Fried Green Papaya! Yep; It’s A Fruit And A Vegetable

I grow papaya and pick a lot of fruit. It’s a dependable food source as the fruit ripens continually— not all at once. So for months I eat both sweet and “green” papaya— a fruit OR a veggie.

It is not common knowledge that papaya is usually served “raw” around the world—as a vegetable. I’m guessing that’s because every critter in the world loves sweet papaya. So getting it picked and making it tasty is all in a cuisine’s manifesto.

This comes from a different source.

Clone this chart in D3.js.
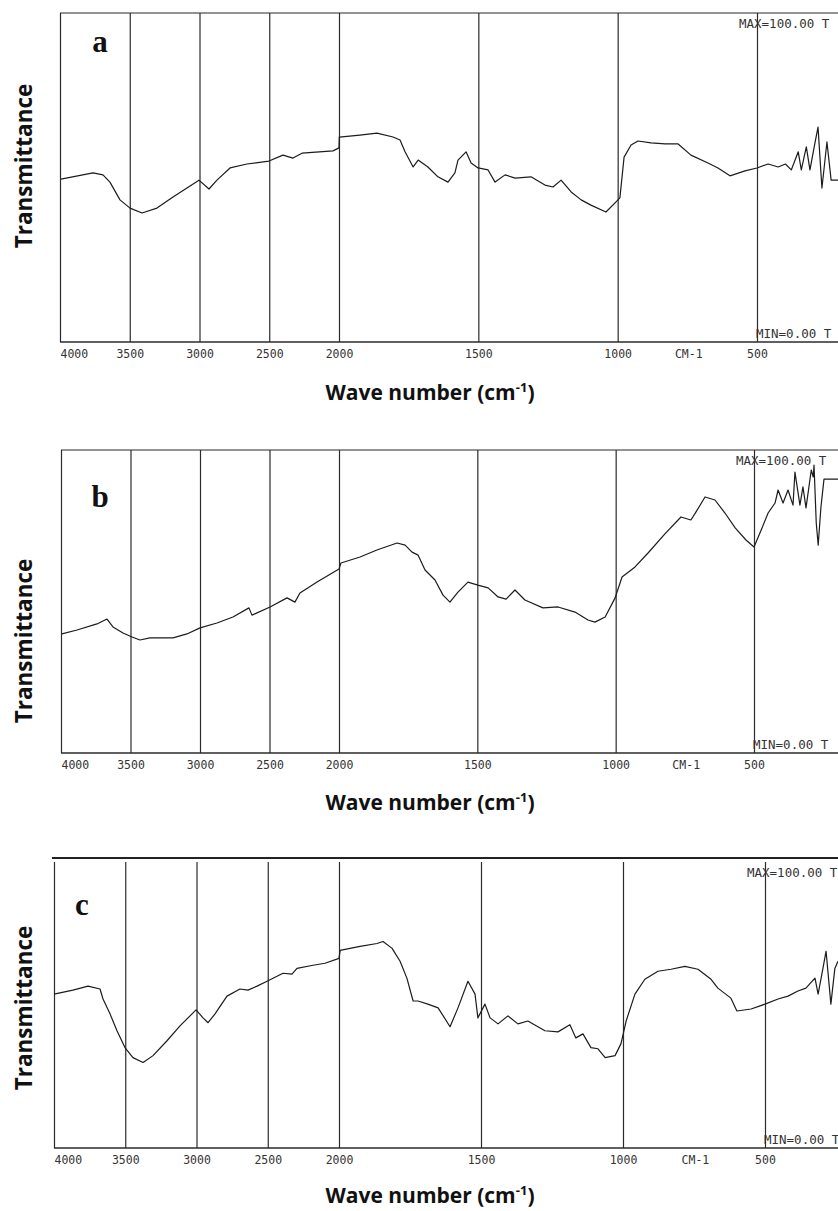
<!DOCTYPE html>
<html>
<head>
<meta charset="utf-8">
<script src="https://cdnjs.cloudflare.com/ajax/libs/d3/7.8.5/d3.min.js"></script>
<style>
  body { margin: 0; background: #fff; }
  svg { display: block; }
</style>
</head>
<body>
<svg id="chart" width="838" height="1211"></svg>
<script>

var tickValues = [4000, 3500, 3000, 2500, 2000, 1500, 1000, 500];
var unitLabel = "CM-1";
var maxLabel = "MAX=100.00 T";
var minLabel = "MIN=0.00 T";
var panelNames = ["a", "b", "c"];

// panel a
var wnA = [3993, 3763, 3692, 3642, 3570, 3498, 3412, 3305, 3190, 3090, 3004, 2932, 2875, 2781, 2660, 2502, 2402, 2330, 2265, 2043, 2000,
  1999, 1925, 1864, 1806, 1781, 1763, 1734, 1716, 1681, 1645, 1609, 1584, 1573, 1544, 1526, 1501, 1465, 1440, 1404, 1368, 1311, 1261, 1232,
  1203, 1167, 1131, 1096, 1042, 1006, 992, 977, 952, 927, 880, 830, 783, 737, 676, 640, 597, 543, 500, 460, 424, 398, 377, 352, 341, 323,
  310, 292, 281, 267, 249, 234, 208];
var trA = [49.5, 51.4, 50.8, 48.6, 43.2, 40.7, 39.2, 40.7, 44.1, 46.8, 49.2, 46.5, 49.2, 52.9, 54.1, 55.0, 56.8, 55.9, 57.4, 58.1, 59.0,
  62.3, 62.9, 63.5, 62.3, 61.4, 57.8, 53.2, 55.3, 53.2, 50.2, 48.6, 51.4, 55.3, 57.8, 54.4, 52.9, 52.3, 48.6, 50.8, 49.8, 50.2, 47.7, 47.1,
  49.2, 45.6, 43.2, 41.6, 39.5, 42.6, 43.8, 56.2, 59.9, 61.1, 60.5, 60.2, 60.2, 56.8, 54.4, 52.9, 50.5, 52.0, 52.9, 54.1, 53.2, 54.1, 52.3,
  57.8, 52.3, 59.3, 52.3, 60.5, 65.3, 46.8, 60.8, 49.2, 49.2];

// panel b
var wnB = [3993, 3885, 3741, 3669, 3626, 3554, 3489, 3432, 3360, 3194, 3094, 3000, 2878, 2763, 2648, 2626, 2496, 2374, 2317, 2281, 2158, 2000,
  1993, 1924, 1863, 1790, 1761, 1736, 1714, 1689, 1653, 1624, 1599, 1570, 1534, 1498, 1461, 1425, 1396, 1364, 1328, 1263, 1208, 1147, 1100,
  1075, 1038, 1002, 977, 930, 883, 822, 764, 728, 710, 677, 641, 605, 568, 529, 500, 474, 449, 424, 413, 395, 377, 359, 352, 334, 323, 312,
  293, 286, 283, 275, 268, 258, 247, 196];
var trB = [39.3, 40.6, 42.6, 44.2, 41.6, 39.6, 38.3, 37.3, 38.0, 38.0, 39.3, 41.3, 42.9, 44.9, 47.9, 45.5, 48.2, 51.2, 49.8, 52.8, 56.4, 60.7,
  62.7, 64.7, 67.0, 69.3, 68.6, 66.3, 65.3, 60.4, 57.1, 52.1, 49.8, 53.1, 56.4, 55.4, 54.5, 51.5, 50.8, 53.8, 50.5, 47.9, 48.2, 46.5, 43.9,
  43.2, 44.9, 51.2, 58.1, 61.4, 66.0, 72.3, 77.9, 76.9, 79.5, 84.5, 83.5, 79.2, 74.3, 70.3, 68.0, 73.6, 79.2, 82.5, 86.8, 82.5, 86.8, 81.8,
  92.7, 81.8, 87.8, 80.9, 93.4, 91.1, 95.0, 75.9, 68.6, 81.2, 90.4, 90.4];

// panel c
var wnC = [4000, 3867, 3761, 3677, 3656, 3607, 3558, 3502, 3446, 3375, 3305, 3207, 3116, 3003, 2954, 2919, 2870, 2786, 2695, 2639, 2575, 2505,
  2393, 2330, 2295, 2182, 2098, 2000, 1996, 1926, 1866, 1845, 1813, 1785, 1761, 1739, 1722, 1687, 1651, 1609, 1581, 1546, 1521, 1511, 1486,
  1468, 1440, 1405, 1370, 1335, 1275, 1229, 1187, 1166, 1141, 1113, 1088, 1063, 1028, 1007, 989, 958, 923, 877, 831, 782, 736, 690, 666,
  620, 599, 549, 500, 454, 419, 384, 356, 324, 313, 296, 285, 268, 254, 243];
var trC = [53.8, 55.2, 56.6, 55.6, 52.1, 46.9, 41.0, 35.1, 31.6, 29.9, 32.3, 37.5, 42.7, 48.3, 45.5, 43.8, 46.9, 53.1, 55.6, 55.2, 56.6, 58.3,
  61.1, 60.8, 62.8, 63.9, 64.6, 66.3, 69.1, 70.5, 71.5, 72.2, 69.8, 65.3, 59.4, 51.4, 51.4, 50.3, 49.0, 42.4, 49.0, 58.3, 53.8, 45.5, 50.3,
  45.5, 43.4, 46.2, 43.4, 44.4, 41.0, 40.6, 43.1, 38.5, 39.9, 35.1, 34.7, 31.6, 32.3, 36.5, 44.4, 53.8, 59.0, 61.8, 62.5, 63.5, 62.5, 59.0,
  55.9, 52.4, 47.9, 48.6, 50.3, 52.1, 53.1, 54.9, 55.9, 59.4, 53.8, 62.8, 68.8, 50.3, 62.8, 65.3];

/*************************** Layout ***************************/

var W = 838;
var mono = "'DejaVu Sans Mono', 'Liberation Mono', monospace";
var sans = "'Open Sans', 'Noto Sans', sans-serif";
var serif = "'Liberation Serif', 'DejaVu Serif', serif";

var panels = [
  { name: panelNames[0], wn: wnA, tr: trA, left: 60, top: 13, bottom: 342, x2000: 339, x500: 757,
    letterX: 100, letterY: 52, yTitle: 166, xTitle: 400, heavyTop: false },
  { name: panelNames[1], wn: wnB, tr: trB, left: 61, top: 450, bottom: 753, x2000: 339, x500: 754,
    letterX: 100, letterY: 507, yTitle: 641, xTitle: 810, heavyTop: false },
  { name: panelNames[2], wn: wnC, tr: trC, left: 54, top: 862, bottom: 1148, x2000: 339, x500: 765,
    letterX: 82, letterY: 915, yTitle: 1008, xTitle: 1203, heavyTop: true }
];

var svg = d3.select("#chart");

panels.forEach(function(p){

  var g = svg.append("g");

  // printout x axis: 2x expanded below 2000 cm-1
  var x = d3.scaleLinear().domain([4000, 2000, 500]).range([p.left, p.x2000, p.x500]);
  var y = d3.scaleLinear().domain([0, 100]).range([p.bottom, p.top]);

  /*************************** Frame and grid ***************************/

  var axis = d3.axisBottom(x)
    .tickValues(tickValues)
    .tickSize(-(p.bottom - p.top))
    .tickPadding(8)
    .tickFormat(d3.format("d"));

  var ax = g.append("g")
    .attr("transform", "translate(0," + p.bottom + ")")
    .call(axis);

  ax.select(".domain").remove();
  ax.selectAll(".tick line").attr("stroke", "#2b2b2b").attr("stroke-width", 1.2);
  ax.selectAll(".tick text")
    .attr("fill", "#333")
    .style("font-family", mono)
    .style("font-size", "11.5px")
    .attr("text-anchor", function(d){ return d == 4000 ? "start" : "middle"; });

  // unit label between 1000 and 500
  ax.append("text")
    .attr("x", x(745)).attr("y", 8).attr("dy", "0.71em")
    .attr("fill", "#333").attr("text-anchor", "middle")
    .style("font-family", mono).style("font-size", "11.5px")
    .text(unitLabel);

  // bottom and top lines run off the right edge of the scan
  g.append("line")
    .attr("x1", p.left).attr("x2", W).attr("y1", p.bottom).attr("y2", p.bottom)
    .attr("stroke", "#2b2b2b").attr("stroke-width", 1.4);

  if(p.heavyTop){
    g.append("line")
      .attr("x1", p.left - 2).attr("x2", W).attr("y1", p.top - 4).attr("y2", p.top - 4)
      .attr("stroke", "#222").attr("stroke-width", 2);
  } else {
    g.append("line")
      .attr("x1", p.left).attr("x2", W).attr("y1", p.top).attr("y2", p.top)
      .attr("stroke", "#2b2b2b").attr("stroke-width", 1.2);
  }

  /*************************** MAX / MIN tags ***************************/

  g.append("text")
    .attr("x", x(500) - 18).attr("y", p.top + 15)
    .attr("fill", "#333")
    .style("font-family", mono).style("font-size", "12.5px")
    .text(maxLabel);

  g.append("text")
    .attr("x", x(500) - 1).attr("y", p.bottom - 4)
    .attr("fill", "#333")
    .style("font-family", mono).style("font-size", "12.5px")
    .text(minLabel);

  /*************************** Spectrum ***************************/

  var pts = p.wn.map(function(w, i){ return [w, p.tr[i]]; });

  var line = d3.line()
    .x(function(d){ return x(d[0]); })
    .y(function(d){ return y(d[1]); });

  g.append("path")
    .datum(pts)
    .attr("d", line)
    .attr("fill", "none")
    .attr("stroke", "#1c1c1c")
    .attr("stroke-width", 1.2)
    .attr("stroke-linejoin", "round");

  /*************************** Labels ***************************/

  g.append("text")
    .attr("x", p.letterX).attr("y", p.letterY)
    .attr("text-anchor", "middle")
    .style("font-family", serif).style("font-weight", "bold").style("font-size", "31px")
    .attr("fill", "#111")
    .text(p.name);

  g.append("text")
    .attr("transform", "translate(32," + p.yTitle + ") rotate(-90)")
    .attr("text-anchor", "middle")
    .style("font-family", sans).style("font-weight", "bold").style("font-size", "22.5px")
    .attr("fill", "#111")
    .text("Transmittance");

  var xt = g.append("text")
    .attr("x", 430).attr("y", p.xTitle)
    .attr("text-anchor", "middle")
    .style("font-family", sans).style("font-weight", "bold").style("font-size", "21px")
    .attr("fill", "#111");
  xt.append("tspan").text("Wave number (cm");
  xt.append("tspan").attr("dy", -8).style("font-size", "13px").text("-1");
  xt.append("tspan").attr("dy", 8).text(")");

})

</script>
</body>
</html>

I happened on this vegetable dish at a potluck and loved the tender-crispy texture and the deep spices built into the sauce. It’s a new type of papaya experience for me. The recipe is shared by James Garlanger, a fellow permaculturist and is now in my “repeat often” recipe file.

About papaya: for this dish we want green papaya, where the skin is green and the seeds are white (not black in ripened stage). Supermarkets and Asian markets sell and call them “green papaya.”

BONUS: Turn any leftovers into a cold salad by squeezing lime juice and garnishing with a fresh chopped herb, like cilantro. I think this is as good or better than the warm version.

Recipe #1: Papaya Masala Sauté



  • coconut oil- 2 TBS.
  • turmeric powder- 2 tsp.
  • coriander powder- 1 tsp.
  • garam masala spice blend- 1 TBS.
  • smoked paprika- 1 tsp.
  • scallions- 1 cup [4], white portion chopped, reserve green portion for garnish
  • garlic- 2 tsp. [2 cloves], chopped
  • papaya*- 1 small, (4 cups), peeled, seeded, cut into 1/4-inch spears [or cubed]
  • tomato- 1 cup, diced
  • salt- 1 tsp.
  • pepper- 1/2 tsp.
  • water- 1 cup [or coconut milk]

Papaya Sauté

* Note:
The papaya I used looked like a green papaya, but in fact was slightly sweet and had black, mature seeds. It was midway and I like to call it “blush!” The good news, the dish was also delicious, the spears were not soft, like ripened fruit–so the texture stayed crisp and flavors balanced perfectly.



  1. In a large skillet heat the oil for and sauté the spices for 30 seconds, then add the scallions and garlic. Cook until softened, a few minutes.
  2. Add the tomatoes, papaya, salt, and pepper. Continue to cook until tomatoes have dissolved into a sauce. Add water half way up the papaya planks and simmer for 15-20 minutes until the spears are al denté, still with a slight inner crispness.
  3. Taste and correct seasoning. Garnish with minced scallion tops.

Papaya Sauté
Papaya Sauté [upper right]
VARIATION: I’m tinkering with other spice combinations and bingo!

Recipe #2 Papaya Viva!

With only taco seasoning blend we’re off to Mexico. I use a premium blend I purchase online as a whole spice blend and then grind before using. Or make your own.

  • oil- 2 TBS. neutral or olive oil
  • taco seasoning blend- 1 TBS.
  • onions- 1-1/2 cups, crescent slices
  • garlic- 2 tsp.
  • salt- 1 tsp.
  • papaya- 4 cups, peeled, seeded, 1/4-inch x 1/4-inch x 2-inch long planks [or cubes]
  • water- about 1-1/2 cups
  • lime juice- 2 TBS.
  • cilantro- for garnish
  1. Sauté taco seasoning in oil for a 30 seconds then add in the onion and garlic and continue to sauté for a few minutes.
  2. Add the papaya planks and nearly cover with water. Add a tsp. salt and simmer for 20 minutes, uncovered, until most the water has cooked off. The papaya should have a little bite left.
  3. Squeeze in lime juice and top with cilantro.
Fried Green Papaya
Papaya Viva

Both recipes are great warm, cold, or as a taco filling.

Note: For this recipe I used papaya that was not quite ripe. There is a lovely nuanced sweetness—a big plus. Now you can use papaya in three different states: green, blush, and ripe.